## SUPPLIED MATERIAL
»»
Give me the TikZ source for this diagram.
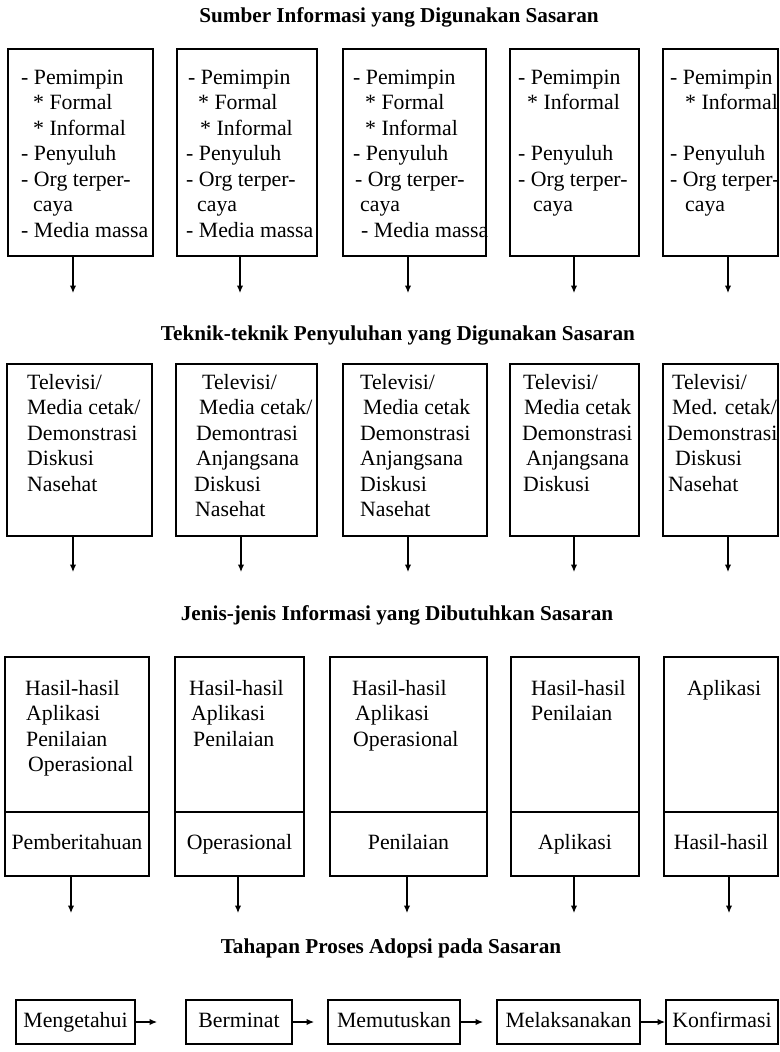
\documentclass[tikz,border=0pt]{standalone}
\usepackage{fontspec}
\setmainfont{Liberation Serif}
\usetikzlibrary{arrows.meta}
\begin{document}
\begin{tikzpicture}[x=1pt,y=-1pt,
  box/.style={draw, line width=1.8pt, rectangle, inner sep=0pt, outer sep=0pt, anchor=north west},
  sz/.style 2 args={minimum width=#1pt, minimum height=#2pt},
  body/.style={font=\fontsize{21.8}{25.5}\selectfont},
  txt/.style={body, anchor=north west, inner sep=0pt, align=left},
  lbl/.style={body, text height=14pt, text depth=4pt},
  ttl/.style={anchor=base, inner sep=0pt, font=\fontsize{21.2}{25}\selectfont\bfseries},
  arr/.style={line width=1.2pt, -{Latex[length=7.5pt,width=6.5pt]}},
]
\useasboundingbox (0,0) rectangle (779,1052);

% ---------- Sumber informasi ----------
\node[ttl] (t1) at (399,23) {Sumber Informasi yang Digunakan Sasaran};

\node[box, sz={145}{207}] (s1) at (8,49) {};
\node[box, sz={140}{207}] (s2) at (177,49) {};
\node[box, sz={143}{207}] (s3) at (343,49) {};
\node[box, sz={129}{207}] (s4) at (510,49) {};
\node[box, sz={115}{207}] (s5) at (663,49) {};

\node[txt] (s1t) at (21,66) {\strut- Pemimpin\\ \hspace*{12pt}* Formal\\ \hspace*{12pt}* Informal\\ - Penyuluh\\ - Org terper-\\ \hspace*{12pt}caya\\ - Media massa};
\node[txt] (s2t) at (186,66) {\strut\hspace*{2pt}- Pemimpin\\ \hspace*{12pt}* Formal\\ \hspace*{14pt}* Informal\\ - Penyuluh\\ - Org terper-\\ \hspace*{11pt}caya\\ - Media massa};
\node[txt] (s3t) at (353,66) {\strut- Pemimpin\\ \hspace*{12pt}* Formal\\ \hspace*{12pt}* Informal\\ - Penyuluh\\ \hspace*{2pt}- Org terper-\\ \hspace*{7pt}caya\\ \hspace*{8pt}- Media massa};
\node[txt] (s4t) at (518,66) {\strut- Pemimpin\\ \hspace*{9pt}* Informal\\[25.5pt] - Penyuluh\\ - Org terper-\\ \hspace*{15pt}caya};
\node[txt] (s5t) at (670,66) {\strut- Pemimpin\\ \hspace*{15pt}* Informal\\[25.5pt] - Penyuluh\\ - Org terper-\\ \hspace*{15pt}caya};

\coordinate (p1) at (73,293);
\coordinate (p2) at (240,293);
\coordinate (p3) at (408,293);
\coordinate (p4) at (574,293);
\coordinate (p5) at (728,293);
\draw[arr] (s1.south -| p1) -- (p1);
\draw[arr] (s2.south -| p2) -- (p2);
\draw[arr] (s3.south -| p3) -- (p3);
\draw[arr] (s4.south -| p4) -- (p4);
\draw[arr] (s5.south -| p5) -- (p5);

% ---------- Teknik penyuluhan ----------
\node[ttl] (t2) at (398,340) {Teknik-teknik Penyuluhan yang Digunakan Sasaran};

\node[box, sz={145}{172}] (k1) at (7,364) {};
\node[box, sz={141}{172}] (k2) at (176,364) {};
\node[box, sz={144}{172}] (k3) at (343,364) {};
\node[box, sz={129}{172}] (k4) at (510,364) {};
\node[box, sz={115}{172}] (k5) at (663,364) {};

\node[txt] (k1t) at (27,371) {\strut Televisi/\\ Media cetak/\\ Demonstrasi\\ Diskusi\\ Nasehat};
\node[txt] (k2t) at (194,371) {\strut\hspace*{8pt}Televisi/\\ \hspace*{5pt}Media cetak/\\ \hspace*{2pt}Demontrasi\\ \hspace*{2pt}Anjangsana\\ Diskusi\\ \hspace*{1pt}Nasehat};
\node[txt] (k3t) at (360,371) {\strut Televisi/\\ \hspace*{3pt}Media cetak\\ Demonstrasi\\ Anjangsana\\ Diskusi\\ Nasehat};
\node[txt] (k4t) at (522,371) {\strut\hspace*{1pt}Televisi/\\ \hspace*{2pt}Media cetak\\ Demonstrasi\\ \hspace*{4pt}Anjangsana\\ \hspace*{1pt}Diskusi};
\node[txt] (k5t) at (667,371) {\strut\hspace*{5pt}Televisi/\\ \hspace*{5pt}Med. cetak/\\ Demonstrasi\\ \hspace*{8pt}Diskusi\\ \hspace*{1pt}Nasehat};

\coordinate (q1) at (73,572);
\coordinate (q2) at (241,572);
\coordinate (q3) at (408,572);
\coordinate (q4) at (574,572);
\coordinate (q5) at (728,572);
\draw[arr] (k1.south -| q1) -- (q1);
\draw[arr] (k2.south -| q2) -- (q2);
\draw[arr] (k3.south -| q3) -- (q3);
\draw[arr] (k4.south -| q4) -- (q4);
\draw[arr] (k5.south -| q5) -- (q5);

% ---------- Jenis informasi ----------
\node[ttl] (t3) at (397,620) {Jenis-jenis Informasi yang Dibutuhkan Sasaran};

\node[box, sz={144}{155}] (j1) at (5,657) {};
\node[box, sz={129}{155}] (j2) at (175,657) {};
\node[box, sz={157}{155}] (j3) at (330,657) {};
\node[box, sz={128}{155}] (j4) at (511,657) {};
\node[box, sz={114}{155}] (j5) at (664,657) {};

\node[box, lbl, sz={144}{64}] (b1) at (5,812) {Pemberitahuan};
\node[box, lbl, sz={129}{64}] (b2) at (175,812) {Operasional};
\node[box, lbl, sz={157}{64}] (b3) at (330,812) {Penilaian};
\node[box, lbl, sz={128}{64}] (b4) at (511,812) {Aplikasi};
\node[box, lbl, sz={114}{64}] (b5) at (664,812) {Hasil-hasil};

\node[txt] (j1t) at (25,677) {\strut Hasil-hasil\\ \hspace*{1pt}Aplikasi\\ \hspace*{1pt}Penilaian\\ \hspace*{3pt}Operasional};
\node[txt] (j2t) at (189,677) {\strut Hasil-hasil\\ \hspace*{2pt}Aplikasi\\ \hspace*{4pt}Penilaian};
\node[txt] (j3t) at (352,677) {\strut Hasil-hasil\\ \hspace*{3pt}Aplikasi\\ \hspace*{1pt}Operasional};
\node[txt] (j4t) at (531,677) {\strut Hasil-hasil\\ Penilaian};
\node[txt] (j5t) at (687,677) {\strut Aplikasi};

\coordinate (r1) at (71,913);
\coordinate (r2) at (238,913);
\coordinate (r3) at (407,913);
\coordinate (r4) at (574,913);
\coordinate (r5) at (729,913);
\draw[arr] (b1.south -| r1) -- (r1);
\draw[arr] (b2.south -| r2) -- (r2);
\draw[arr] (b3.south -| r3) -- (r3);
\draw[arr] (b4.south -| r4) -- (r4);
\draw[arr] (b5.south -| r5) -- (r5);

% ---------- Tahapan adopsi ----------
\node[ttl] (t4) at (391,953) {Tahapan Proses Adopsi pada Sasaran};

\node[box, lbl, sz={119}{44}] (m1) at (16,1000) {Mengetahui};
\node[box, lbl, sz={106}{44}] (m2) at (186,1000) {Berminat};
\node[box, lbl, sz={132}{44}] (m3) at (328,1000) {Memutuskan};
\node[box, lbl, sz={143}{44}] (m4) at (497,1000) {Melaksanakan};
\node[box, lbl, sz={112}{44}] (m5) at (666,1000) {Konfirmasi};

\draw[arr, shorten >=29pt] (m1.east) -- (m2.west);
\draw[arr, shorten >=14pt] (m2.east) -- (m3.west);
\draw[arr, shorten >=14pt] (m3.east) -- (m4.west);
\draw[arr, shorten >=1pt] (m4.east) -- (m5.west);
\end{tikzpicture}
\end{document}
««
From the first line above through the line containing "(s5) at (663,49)", copy everything exactly, without the pictures.

## RESULT OF THE TASK
Give me the TikZ source for this diagram.
\documentclass[tikz,border=0pt]{standalone}
\usepackage{fontspec}
\setmainfont{Liberation Serif}
\usetikzlibrary{arrows.meta}
\begin{document}
\begin{tikzpicture}[x=1pt,y=-1pt,
  box/.style={draw, line width=1.8pt, rectangle, inner sep=0pt, outer sep=0pt, anchor=north west},
  sz/.style 2 args={minimum width=#1pt, minimum height=#2pt},
  body/.style={font=\fontsize{21.8}{25.5}\selectfont},
  txt/.style={body, anchor=north west, inner sep=0pt, align=left},
  lbl/.style={body, text height=14pt, text depth=4pt},
  ttl/.style={anchor=base, inner sep=0pt, font=\fontsize{21.2}{25}\selectfont\bfseries},
  arr/.style={line width=1.2pt, -{Latex[length=7.5pt,width=6.5pt]}},
]
\useasboundingbox (0,0) rectangle (779,1052);

% ---------- Sumber informasi ----------
\node[ttl] (t1) at (399,23) {Sumber Informasi yang Digunakan Sasaran};

\node[box, sz={145}{207}] (s1) at (8,49) {};
\node[box, sz={140}{207}] (s2) at (177,49) {};
\node[box, sz={143}{207}] (s3) at (343,49) {};
\node[box, sz={129}{207}] (s4) at (510,49) {};
\node[box, sz={115}{207}] (s5) at (663,49) {};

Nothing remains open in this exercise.